Although type annotations aren't strictly required, it's a good idea to include them directly above a function definition. This helps the compiler check that your idea of a function's type matches the actual type for a function. More importantly, the type annotation also acts as documentation for others who are reading your code. A better way to define length would be:

length :: [a] -> Int
length [] = 0
length (x:xs) = 1 + length xs

Here is a definition of the higher order function map, which applies a function to every element in a list to create a new list:

map :: (a -> b) -> [a] -> [b]
map f (x:xs) = (f x):(map f xs)

The type annotation here means the following:

  • map is a function that takes two values ((a -> b) and [a]), and returns a third value ([b]).
  • The first value is a function that takes a value of an arbitrary type a, and returns a value of an arbitrary type b.
  • The second value is a list of type a.
  • The result value is a list of type b.
  • The types a and b can be any two types, but the type a in the first argument must match the type a, in the second argument, just as the type b in the first argument must match the type b in the result.

Here is an example of a function using map:

f t = map length (lines t)

The compiler can infer the type of this function as:

f :: String -> [Int]

This is because:

  • lines accepts a string argument and returns a list of strings (i.e., String -> [String]).
  • length accepts a list of any type and returns an Int (i.e. [a] -> Int).
  • In this instance, map takes the function length to convert a list of strings (a list of lists of characters) into a list of numbers.

Therefore, the type of f must be String -> [Int] (sometimes phrased as [Char] -> [Int]).

Type Classes

So far, type inferencing seems useful for deducing the type of a function when either specific types or generic types are used.
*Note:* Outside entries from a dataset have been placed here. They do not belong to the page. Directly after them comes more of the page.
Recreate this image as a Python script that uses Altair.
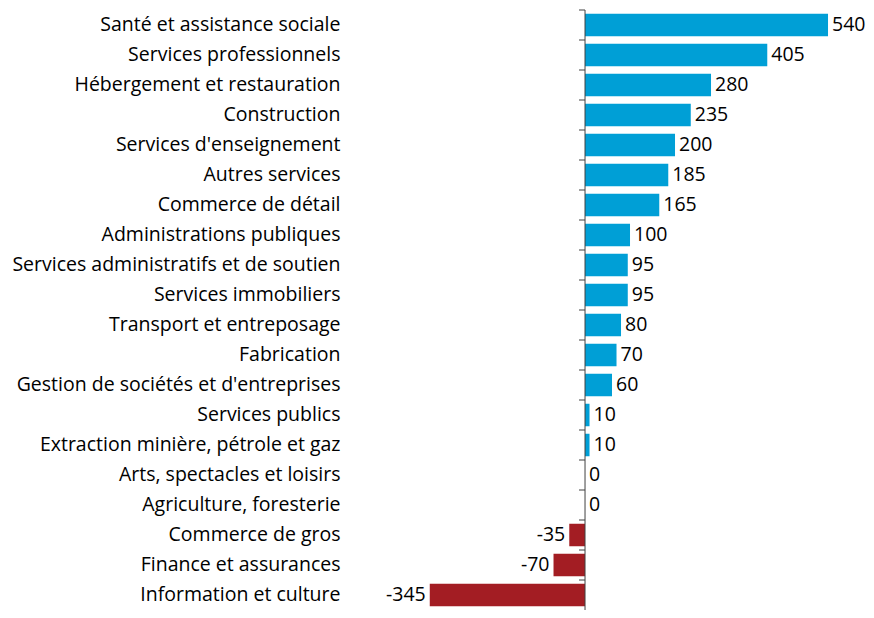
import altair as alt
import pandas as pd

categories = [
    "Santé et assistance sociale",
    "Services professionnels",
    "Hébergement et restauration",
    "Construction",
    "Services d'enseignement",
    "Autres services",
    "Commerce de détail",
    "Administrations publiques",
    "Services administratifs et de soutien",
    "Services immobiliers",
    "Transport et entreposage",
    "Fabrication",
    "Gestion de sociétés et d'entreprises",
    "Services publics",
    "Extraction minière, pétrole et gaz",
    "Arts, spectacles et loisirs",
    "Agriculture, foresterie",
    "Commerce de gros",
    "Finance et assurances",
    "Information et culture",
]
values = [540, 405, 280, 235, 200, 185, 165, 100, 95, 95, 80, 70, 60, 10, 10, 0, 0, -35, -70, -345]

df = pd.DataFrame({"cat": categories, "val": values})
df["label"] = df["val"].astype(str)
df["sign"] = ["neg" if v < 0 else "pos" for v in values]
df["zero"] = 0

FONT = "Open Sans, Carlito, Calibri, sans-serif"
FS = 19.5
BLUE = "#009FD6"
RED = "#A31D23"

yscale = alt.Scale(paddingInner=0.25, paddingOuter=0.125)
xscale = alt.Scale(domain=[-526.7, 624.4], nice=False, zero=False)

y_axis = alt.Axis(domain=False, ticks=False, labelFont=FONT, labelFontSize=FS,
                  labelColor="#000000", labelPadding=8, labelLimit=400)
y_main = alt.Y("cat:N", sort=categories, title=None, scale=yscale, axis=y_axis)
x_main = alt.X("val:Q", scale=xscale, axis=None)

base = alt.Chart(df)

bars = base.mark_bar().encode(
    x=x_main,
    x2="zero:Q",
    y=y_main,
    color=alt.Color("sign:N", scale=alt.Scale(domain=["pos", "neg"], range=[BLUE, RED]), legend=None),
)

text_pos = base.transform_filter(alt.datum.val >= 0).mark_text(
    align="left", baseline="middle", dx=4, font=FONT, fontSize=FS, color="#000000"
).encode(x=x_main, y=y_main, text="label:N")

text_neg = base.transform_filter(alt.datum.val < 0).mark_text(
    align="right", baseline="middle", dx=-4, font=FONT, fontSize=FS, color="#000000"
).encode(x=x_main, y=y_main, text="label:N")

zero_line = alt.Chart(pd.DataFrame({"z": [0]})).mark_rule(color="#404040", strokeWidth=1).encode(
    x=alt.X("z:Q", scale=xscale, axis=None)
)

ticks = base.mark_rule(color="#404040", strokeWidth=1, xOffset=-6, x2Offset=0,
                       yOffset=-3.75, y2Offset=-3.75).encode(
    x=alt.X("zero:Q", scale=xscale, axis=None),
    x2="zero:Q",
    y=alt.Y("cat:N", sort=categories, title=None, scale=yscale, bandPosition=0, axis=y_axis),
)

chart = alt.layer(bars, zero_line, ticks, text_pos, text_neg).properties(
    width=518,
    height=600,
    autosize=alt.AutoSizeParams(type="none"),
    padding={"left": 340, "top": 2, "right": 0, "bottom": 0},
).configure_view(stroke=None)

chart.save("out.html", embed_options={"renderer": "svg", "actions": False})
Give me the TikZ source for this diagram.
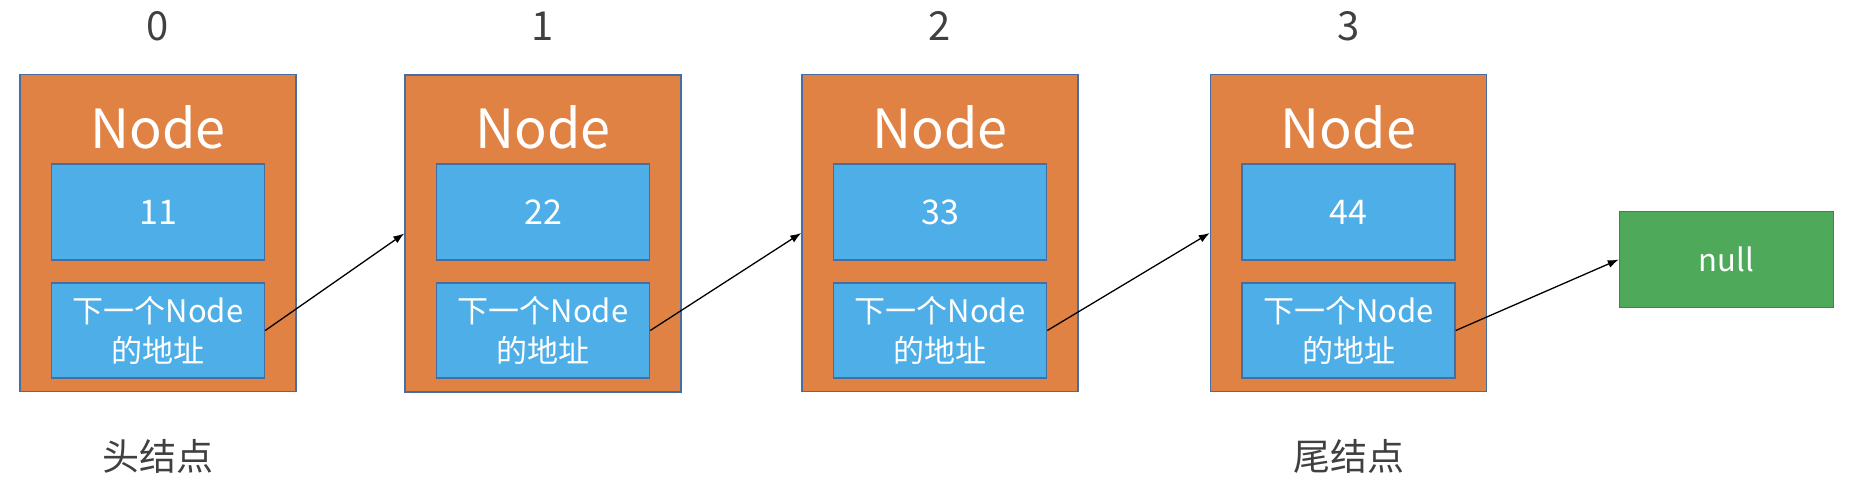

However, this leaves a huge gap in the middle—functions where any one of a group of related types may be used.

This is where type classes come in. A type class unifies a set of interchangeable, related types. Here is a typical example, the Num type class that defines a series of operations that can be used with any kind of number:

class Num a where
  (+) :: a -> a -> a
  (-) :: a -> a -> a
  (*) :: a -> a -> a
  ...

This class declaration means that any type a that is a member of type class Num must implement the three operations +, -, and * (and a few others not listed here). Furthermore, the implementation of + for any type that implements this interface must take two values and return a value. All three values must also be of the same numeric type.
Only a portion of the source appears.